Begin Entries supplied

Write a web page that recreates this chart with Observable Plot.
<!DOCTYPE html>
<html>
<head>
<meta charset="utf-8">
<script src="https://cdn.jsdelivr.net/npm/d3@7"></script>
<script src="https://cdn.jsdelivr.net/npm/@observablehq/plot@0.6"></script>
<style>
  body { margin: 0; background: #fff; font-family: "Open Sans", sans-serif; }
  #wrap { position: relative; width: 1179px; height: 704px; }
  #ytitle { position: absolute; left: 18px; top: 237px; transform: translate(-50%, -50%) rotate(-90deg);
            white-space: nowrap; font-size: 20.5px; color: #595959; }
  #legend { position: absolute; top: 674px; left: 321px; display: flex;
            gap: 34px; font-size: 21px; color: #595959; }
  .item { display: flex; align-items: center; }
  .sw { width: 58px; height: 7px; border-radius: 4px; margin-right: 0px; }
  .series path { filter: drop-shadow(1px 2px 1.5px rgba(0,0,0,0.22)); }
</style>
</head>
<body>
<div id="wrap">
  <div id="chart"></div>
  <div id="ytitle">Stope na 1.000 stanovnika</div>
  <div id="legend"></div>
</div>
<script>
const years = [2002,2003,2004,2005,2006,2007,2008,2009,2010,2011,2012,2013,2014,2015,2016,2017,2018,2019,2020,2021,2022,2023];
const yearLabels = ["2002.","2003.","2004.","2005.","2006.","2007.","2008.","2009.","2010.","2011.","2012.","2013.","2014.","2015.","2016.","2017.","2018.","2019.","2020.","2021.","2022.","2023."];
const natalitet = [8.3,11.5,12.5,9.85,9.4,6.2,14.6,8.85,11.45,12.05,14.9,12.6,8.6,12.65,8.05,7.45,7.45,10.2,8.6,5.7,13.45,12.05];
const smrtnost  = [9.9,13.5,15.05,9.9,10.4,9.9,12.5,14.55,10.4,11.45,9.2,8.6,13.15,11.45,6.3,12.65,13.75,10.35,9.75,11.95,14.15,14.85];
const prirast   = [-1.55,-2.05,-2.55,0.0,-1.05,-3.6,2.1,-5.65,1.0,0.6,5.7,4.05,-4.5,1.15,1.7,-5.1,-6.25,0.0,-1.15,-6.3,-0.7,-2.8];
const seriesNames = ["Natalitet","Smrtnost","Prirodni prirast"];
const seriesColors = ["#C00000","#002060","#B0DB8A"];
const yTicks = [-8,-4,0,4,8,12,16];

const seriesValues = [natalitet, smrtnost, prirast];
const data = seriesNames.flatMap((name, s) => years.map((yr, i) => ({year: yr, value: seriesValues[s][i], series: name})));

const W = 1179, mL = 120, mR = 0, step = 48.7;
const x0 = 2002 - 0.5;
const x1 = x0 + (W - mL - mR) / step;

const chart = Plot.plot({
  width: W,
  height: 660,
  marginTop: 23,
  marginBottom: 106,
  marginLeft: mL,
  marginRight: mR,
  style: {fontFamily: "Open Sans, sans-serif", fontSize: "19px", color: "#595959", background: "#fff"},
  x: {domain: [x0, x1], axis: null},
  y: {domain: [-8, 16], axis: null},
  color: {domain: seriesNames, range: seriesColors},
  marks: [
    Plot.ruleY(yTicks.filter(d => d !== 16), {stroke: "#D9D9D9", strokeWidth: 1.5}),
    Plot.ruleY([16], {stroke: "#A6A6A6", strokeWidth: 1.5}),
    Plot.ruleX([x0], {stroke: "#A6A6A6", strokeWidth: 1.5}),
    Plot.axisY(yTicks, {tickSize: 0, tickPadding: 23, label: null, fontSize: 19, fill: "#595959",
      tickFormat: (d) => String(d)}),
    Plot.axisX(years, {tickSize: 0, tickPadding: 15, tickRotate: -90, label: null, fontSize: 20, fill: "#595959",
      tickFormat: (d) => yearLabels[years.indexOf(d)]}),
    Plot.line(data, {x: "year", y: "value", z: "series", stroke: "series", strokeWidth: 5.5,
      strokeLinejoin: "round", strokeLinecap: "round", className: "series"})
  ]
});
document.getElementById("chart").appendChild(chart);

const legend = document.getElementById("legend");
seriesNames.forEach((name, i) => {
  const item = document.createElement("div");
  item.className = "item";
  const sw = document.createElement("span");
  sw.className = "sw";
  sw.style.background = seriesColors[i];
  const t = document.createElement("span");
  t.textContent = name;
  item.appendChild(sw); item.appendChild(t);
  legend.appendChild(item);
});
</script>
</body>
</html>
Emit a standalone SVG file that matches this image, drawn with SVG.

End Entries supplied

Print all of the data exactly as it was given.

• The completed task:
Write a web page that recreates this chart with Observable Plot.
<!DOCTYPE html>
<html>
<head>
<meta charset="utf-8">
<script src="https://cdn.jsdelivr.net/npm/d3@7"></script>
<script src="https://cdn.jsdelivr.net/npm/@observablehq/plot@0.6"></script>
<style>
  body { margin: 0; background: #fff; font-family: "Open Sans", sans-serif; }
  #wrap { position: relative; width: 1179px; height: 704px; }
  #ytitle { position: absolute; left: 18px; top: 237px; transform: translate(-50%, -50%) rotate(-90deg);
            white-space: nowrap; font-size: 20.5px; color: #595959; }
  #legend { position: absolute; top: 674px; left: 321px; display: flex;
            gap: 34px; font-size: 21px; color: #595959; }
  .item { display: flex; align-items: center; }
  .sw { width: 58px; height: 7px; border-radius: 4px; margin-right: 0px; }
  .series path { filter: drop-shadow(1px 2px 1.5px rgba(0,0,0,0.22)); }
</style>
</head>
<body>
<div id="wrap">
  <div id="chart"></div>
  <div id="ytitle">Stope na 1.000 stanovnika</div>
  <div id="legend"></div>
</div>
<script>
const years = [2002,2003,2004,2005,2006,2007,2008,2009,2010,2011,2012,2013,2014,2015,2016,2017,2018,2019,2020,2021,2022,2023];
const yearLabels = ["2002.","2003.","2004.","2005.","2006.","2007.","2008.","2009.","2010.","2011.","2012.","2013.","2014.","2015.","2016.","2017.","2018.","2019.","2020.","2021.","2022.","2023."];
const natalitet = [8.3,11.5,12.5,9.85,9.4,6.2,14.6,8.85,11.45,12.05,14.9,12.6,8.6,12.65,8.05,7.45,7.45,10.2,8.6,5.7,13.45,12.05];
const smrtnost  = [9.9,13.5,15.05,9.9,10.4,9.9,12.5,14.55,10.4,11.45,9.2,8.6,13.15,11.45,6.3,12.65,13.75,10.35,9.75,11.95,14.15,14.85];
const prirast   = [-1.55,-2.05,-2.55,0.0,-1.05,-3.6,2.1,-5.65,1.0,0.6,5.7,4.05,-4.5,1.15,1.7,-5.1,-6.25,0.0,-1.15,-6.3,-0.7,-2.8];
const seriesNames = ["Natalitet","Smrtnost","Prirodni prirast"];
const seriesColors = ["#C00000","#002060","#B0DB8A"];
const yTicks = [-8,-4,0,4,8,12,16];

const seriesValues = [natalitet, smrtnost, prirast];
const data = seriesNames.flatMap((name, s) => years.map((yr, i) => ({year: yr, value: seriesValues[s][i], series: name})));

const W = 1179, mL = 120, mR = 0, step = 48.7;
const x0 = 2002 - 0.5;
const x1 = x0 + (W - mL - mR) / step;

const chart = Plot.plot({
  width: W,
  height: 660,
  marginTop: 23,
  marginBottom: 106,
  marginLeft: mL,
  marginRight: mR,
  style: {fontFamily: "Open Sans, sans-serif", fontSize: "19px", color: "#595959", background: "#fff"},
  x: {domain: [x0, x1], axis: null},
  y: {domain: [-8, 16], axis: null},
  color: {domain: seriesNames, range: seriesColors},
  marks: [
    Plot.ruleY(yTicks.filter(d => d !== 16), {stroke: "#D9D9D9", strokeWidth: 1.5}),
    Plot.ruleY([16], {stroke: "#A6A6A6", strokeWidth: 1.5}),
    Plot.ruleX([x0], {stroke: "#A6A6A6", strokeWidth: 1.5}),
    Plot.axisY(yTicks, {tickSize: 0, tickPadding: 23, label: null, fontSize: 19, fill: "#595959",
      tickFormat: (d) => String(d)}),
    Plot.axisX(years, {tickSize: 0, tickPadding: 15, tickRotate: -90, label: null, fontSize: 20, fill: "#595959",
      tickFormat: (d) => yearLabels[years.indexOf(d)]}),
    Plot.line(data, {x: "year", y: "value", z: "series", stroke: "series", strokeWidth: 5.5,
      strokeLinejoin: "round", strokeLinecap: "round", className: "series"})
  ]
});
document.getElementById("chart").appendChild(chart);

const legend = document.getElementById("legend");
seriesNames.forEach((name, i) => {
  const item = document.createElement("div");
  item.className = "item";
  const sw = document.createElement("span");
  sw.className = "sw";
  sw.style.background = seriesColors[i];
  const t = document.createElement("span");
  t.textContent = name;
  item.appendChild(sw); item.appendChild(t);
  legend.appendChild(item);
});
</script>
</body>
</html>
Emit a standalone SVG file that matches this image, drawn with SVG.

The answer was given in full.